Forty members of Buffalo’s Bangladeshi community came together to rescue people from their cars and homes, deliver food and offer their businesses as shelter — putting themselves in danger to do so.

Volunteers gathered at Lovebirds in Buffalo, which was one of the immigrant-run businesses that remained open to lend a hand.

The volunteers literally saved hundreds, providing transportation, food, water and shelter during a winter storm that killed dozens.

Some even incurred fines due to driving during a travel ban, but the owner of Al-Aqsa Supermarket, Talha Bakth, says fines were the least of their worries.

“You’re pretty much in really bad shape, and we saved those people, relocated them in shelters,” said Bakth. “There were people who really stepped up and risked their own lives.
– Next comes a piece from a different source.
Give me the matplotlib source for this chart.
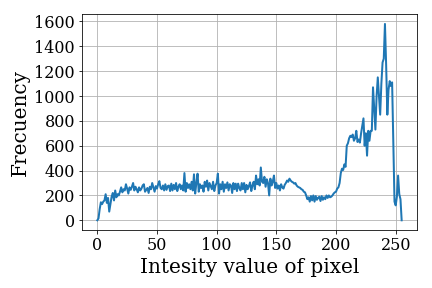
import matplotlib
matplotlib.use("Agg")
import matplotlib.pyplot as plt
import numpy as np

# histogram counts, one per intensity 0..255
counts = [
    0, 15, 90, 145, 130, 150, 160, 210, 140, 180,
    70, 130, 190, 220, 160, 240, 185, 210, 200, 230,
    265, 225, 250, 240, 290, 255, 215, 265, 245, 270,
    300, 240, 270, 250, 225, 265, 240, 255, 280, 290,
    230, 245, 260, 220, 270, 250, 300, 265, 230, 275,
    255, 290, 315, 260, 250, 280, 240, 290, 245, 275,
    280, 235, 295, 240, 285, 250, 300, 235, 270, 290,
    250, 280, 240, 380, 230, 300, 260, 290, 250, 310,
    240, 370, 215, 300, 375, 230, 290, 260, 280, 230,
    310, 270, 320, 240, 300, 275, 250, 310, 235, 280,
    300, 375, 215, 290, 250, 310, 230, 290, 260, 305,
    240, 290, 280, 220, 300, 250, 295, 235, 295, 260,
    240, 300, 250, 300, 225, 285, 250, 275, 305, 235,
    280, 310, 250, 360, 290, 330, 280, 425, 310, 300,
    350, 270, 330, 300, 200, 335, 280, 310, 360, 260,
    300, 255, 280, 240, 290, 265, 255, 285, 300, 320,
    310, 335, 320, 310, 305, 295, 300, 280, 270, 265,
    260, 250, 245, 230, 225, 200, 170, 185, 150, 195,
    160, 200, 150, 195, 165, 180, 190, 155, 195, 165,
    185, 170, 200, 180, 200, 185, 190, 200, 215, 225,
    230, 255, 265, 300, 380, 415, 405, 450, 430, 600,
    620, 660, 680, 670, 690, 640, 660, 720, 630, 650,
    625, 700, 760, 820, 600, 700, 520, 720, 640, 720,
    720, 1070, 900, 730, 1000, 1150, 1000, 850, 1100, 1270,
    1300, 1580, 1250, 850, 1050, 1120, 1080, 1110, 650, 150,
    120, 190, 360, 210, 170, 0,
]
intensity = np.arange(len(counts))

plt.rcParams['font.family'] = 'DejaVu Serif'

fig, ax = plt.subplots(figsize=(6, 4), dpi=72)
ax.plot(intensity, counts, color='tab:blue', linewidth=2)
ax.grid(True)
ax.set_xlabel('Intesity value of pixel', fontsize=20)
ax.set_ylabel('Frecuency', fontsize=20)
ax.tick_params(labelsize=16)
ax.set_yticks(np.arange(0, 1601, 200))
fig.subplots_adjust(left=0.19, right=0.965, top=0.951, bottom=0.201)
plt.savefig('out.png', dpi=72)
And that’s what we showed Buffalo. Home of Good Neighbors, because they went out and stood up for the whole entire Buffalo.”

The nonprofit Most Valuable Parents worked to coordinate efforts between the Bangladeshi volunteers and a local church in the neighborhood behind a snow-clearing service called Operation Snow Patrol, which started last year.

Carlanda Meadors with MVP says this is the beginning of a beautiful relationship between the organizations, bridging the gap between immigrant and Black communities.

“The east side, you know, there’s always this stigma that it’s divided. Like us and them. But the reality of it is, it’s we and us,” Meadors said. “We work together on one front. It doesn’t matter what race you are, what culture you are.”

As for the fines, MVP is working with the city to ensure volunteers and their efforts are considered essential, though if the appeal doesn’t work, the volunteers believe the fines are still well worth paying.